Friday, 3 July 2015

National Agriculture Market (NAM)

Why in news?
Govt approved the setting up of an online national agriculture market that will provide more options to farmers for selling their produce 

What is the current practice in agriculture marketing?

  • Currently, the Agriculture Produce Market Committee (APMC) Acts in different states permit the first sale of crops (i.e from farmer to mandi, second would be from mandi to retailer)— after harvesting by farmers — to take place only in regulated market yards or mandis.
  • Most crops produced by farmers today, barring milk(generally sold to co-operatives like Amul or Verka) and sugarcane(sold to only mill of the area), can be sold only in market yards (mandis) controlled by these institutions
  • Farmers product sale restricted only to traders or commission agents licensed to operate in the area under a particular APMC. 
  • In most cases, multiple licences (farmers get Mandi Licence) are required to trade in different mandis within the same state.
  • Moreover, food processors or retailers cannot buy directly from the mandis; for that, one needs a licence from the APMC that is seldom granted or itself sells at a premium. 
  • And every purchase compulsorily made through the mandis attracts fees payable both to the APMC and the authorised commission agent, or arhatiya, facilitating the transaction.

Details of NAM:

  • NAM online trading portal  -  a virtual marketplace allowing farmers to offer their crop to buyers anywhere in the country, as opposed to only traders and arhatiyas at the local mandi. 
  • Millers, retailers or traders sitting in other states can, likewise, use the platform to bid for produce normally brought to mandis where they have no operating licence.
  • Example: This virtual marketplace will allow a farmer from, say, Narsinghpur in Madhya Pradesh to sell his chana to a dal miller in Delhi who may be willing to pay a higher price.

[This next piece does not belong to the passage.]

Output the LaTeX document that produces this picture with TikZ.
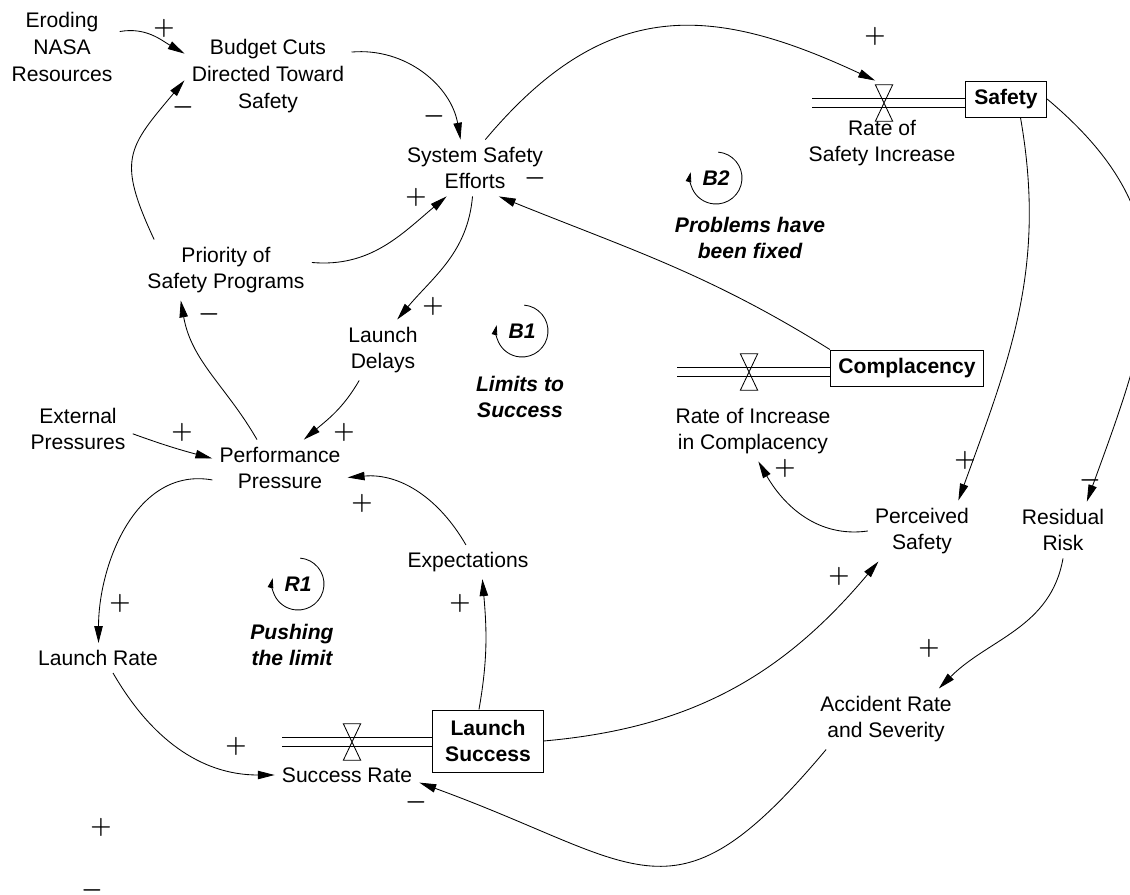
\documentclass[tikz,border=0pt]{standalone}
\usepackage{fontspec}
\setmainfont{Liberation Sans}
\usetikzlibrary{arrows.meta}

\begin{document}
\begin{tikzpicture}[x=0.025cm, y=0.025cm,
  var/.style={align=center, font=\fontsize{15}{19}\selectfont, inner sep=5pt},
  stock/.style={draw, line width=0.7pt, align=center, font=\fontsize{15}{18}\selectfont\bfseries, inner sep=2pt},
  valve/.style={minimum width=0.42cm, minimum height=0.9cm, inner sep=0pt},
  pipe/.style={double, double distance=5.6pt, line width=0.6pt},
  link/.style={line width=0.6pt, -{Triangle[length=12pt,width=6pt]}},
  sgn/.style={font=\fontsize{19}{19}\selectfont\boldmath, inner sep=0pt},
  looplbl/.style={align=center, font=\fontsize{15}{19}\selectfont\bfseries\itshape},
  looparc/.style={line width=0.6pt, -{Triangle[length=7pt,width=4pt]}}
]
\useasboundingbox (0,0) rectangle (1130,-894);

% variables
\node[var] (erode) at (62,-47) {Eroding\\NASA\\Resources};
\node[var] (budget) at (268,-76) {Budget Cuts\\Directed Toward\\Safety};
\node[var] (sse) at (475,-168) {System Safety\\Efforts};
\node[var] (priority) at (226,-270) {Priority of\\Safety Programs};
\node[var] (delays) at (383,-350) {Launch\\Delays};
\node[var] (external) at (78,-429) {External\\Pressures};
\node[var] (perf) at (280,-468) {Performance\\Pressure};
\node[var] (expect) at (468,-562) {Expectations};
\node[var] (lrate) at (98,-658) {Launch Rate};
\node[var] (srate) at (347,-775) {Success Rate};
\node[var] (rsi) at (882,-143) {Rate of\\Safety Increase};
\node[var] (ric) at (753,-431) {Rate of Increase\\in Complacency};
\node[var] (perceived) at (922,-531) {Perceived\\Safety};
\node[var] (residual) at (1063,-530) {Residual\\Risk};
\node[var] (accident) at (886,-719) {Accident Rate\\and Severity};

% stocks and flows
\node[stock, minimum width=2.03cm, minimum height=0.9cm] (safety) at (1006,-99) {Safety};
\node[stock, minimum width=3.83cm, minimum height=0.9cm] (compl) at (907,-368) {Complacency};
\node[stock, minimum width=2.75cm, minimum height=1.55cm] (lsuccess) at (488,-741) {Launch\\Success};

\coordinate (psafety) at (812,-103);
\coordinate (pcompl) at (677,-372);
\coordinate (plaunch) at (282,-742);
\node[valve] (vsafety) at (884,-103) {};
\node[valve] (vcompl) at (749,-372) {};
\node[valve] (vlaunch) at (352,-742) {};
\draw[pipe] (psafety) -- (psafety -| safety.west);
\draw[pipe] (pcompl) -- (pcompl -| compl.west);
\draw[pipe] (plaunch) -- (plaunch -| lsuccess.west);
\foreach \v in {vsafety,vcompl,vlaunch}
  \draw[line width=0.6pt] (\v.north west) -- (\v.south east) -- (\v.south west) -- (\v.north east) -- cycle;

% causal links
\draw[link] (erode.15) to[out=10,in=150] (budget.165);
\draw[link] (priority.157) to[out=115,in=230,looseness=1.4] (budget.183);
\draw[link] (budget.16) to[out=5,in=100] (sse.117);
\draw[link] (priority.5) to[out=-5,in=220] (sse.225);
\draw[link, shorten >=7pt] (sse.70) to[out=50,in=155,looseness=1.2] (vsafety.north);
\draw[link] (compl.north west) to[out=148,in=-22] (sse.-50);
\draw[link] (sse.265) to[out=-95,in=50] (delays.65);
\draw[link] (delays.232) to[out=240,in=40] (perf.50);
\draw[link] (perf.129) to[out=120,in=-80] (priority.214);
\draw[link] (external.-5) to[out=-20,in=165] (perf.172);
\draw[link] (expect.97) to[out=120,in=5] (perf.-8);
\draw[link] (perf.190) to[out=170,in=90] (lrate.88);
\draw[link] (lrate.-45) to[out=-60,in=180] (srate.west);
\draw[link] (lsuccess.106) to[out=80,in=-85] (expect.-50);
\draw[link] (lsuccess.east) to[out=5,in=230] (perceived.215);
\draw[link] (perceived.west) to[out=188,in=-60] (ric.-80);
\draw[link] (safety.-52) to[out=-80,in=70] (perceived.40);
\draw[link] (safety.east) to[out=-40,in=70,looseness=1.2] (residual.50);
\draw[link] (residual.south) to[out=-100,in=45] (accident.30);
\draw[link] (accident.207) to[out=-130,in=-20,looseness=1.5] (srate.-6);

% polarities
\foreach \x/\y [count=\i] in {164/28, 875/36, 416/197, 433/306, 182/432, 344/432, 362/503, 120/603, 460/603, 236/746, 839/576, 785/468, 965/460, 929/648, 101/827}
  \node[sgn] (plus\i) at (\x,-\y) {$+$};
\foreach \x/\y [count=\i] in {183/107, 434/116, 535/178, 209/314, 416/802, 1090/480, 92/890}
  \node[sgn] (minus\i) at (\x,-\y) {$-$};

% loops
\node[looplbl] (b1) at (522,-331) {B1};
\node[looplbl] (b2) at (716,-178) {B2};
\node[looplbl] (r1) at (298,-584) {R1};
\foreach \l in {b1,b2,r1}
  \draw[looparc] (\l.center) ++(85:26) arc[start angle=85, end angle=-193, radius=26];
\node[looplbl] (lb1) at (520,-397) {Limits to\\Success};
\node[looplbl] (lb2) at (750,-238) {Problems have\\been fixed};
\node[looplbl] (lr1) at (292,-645) {Pushing\\the limit};
\end{tikzpicture}
\end{document}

The miller, too, benefits by virtue of not having to be physically present in Narsinghpur or being forced to depend on traders in that APMC area,
  • Small Farmers’ Agribusiness Consortium (SFAC) has been designated the lead agency for developing the NAM e-platform 
  • The APMC concerned will, continue to earn the mandi fee on the transaction even if it does not happen in that particular market yard - highly criticised
    • The portal will provide an integrated platform for transferring the money to the accounts of farmers and the APMC after ensuring delivery of the produce to the buyer
Analysis:
  • Monopoly of APMC will end
  • APMC will continue to collect fees on each transaction, even when it is online. The only justification for such a levy — in return for providing a trading platform and facilities for loading, unloading, grading or weighing — does not exist in this case. [maybe for avoiding a conflict]
  • potential game changer. 
  • WHAT MIGHT FOLLOW: LIKELY IMPACT:
    • As farmers and producers organisations start to realise the benefits of supplying directly to large processors or retailers — including new-age online grocers — state governments are bound to come under political pressure to dismantle the monopoly enjoyed by APMCs. 
    • APMCs will then have to shape up to  survive — by offering superior infrastructure and services that will attract farmers and buyers.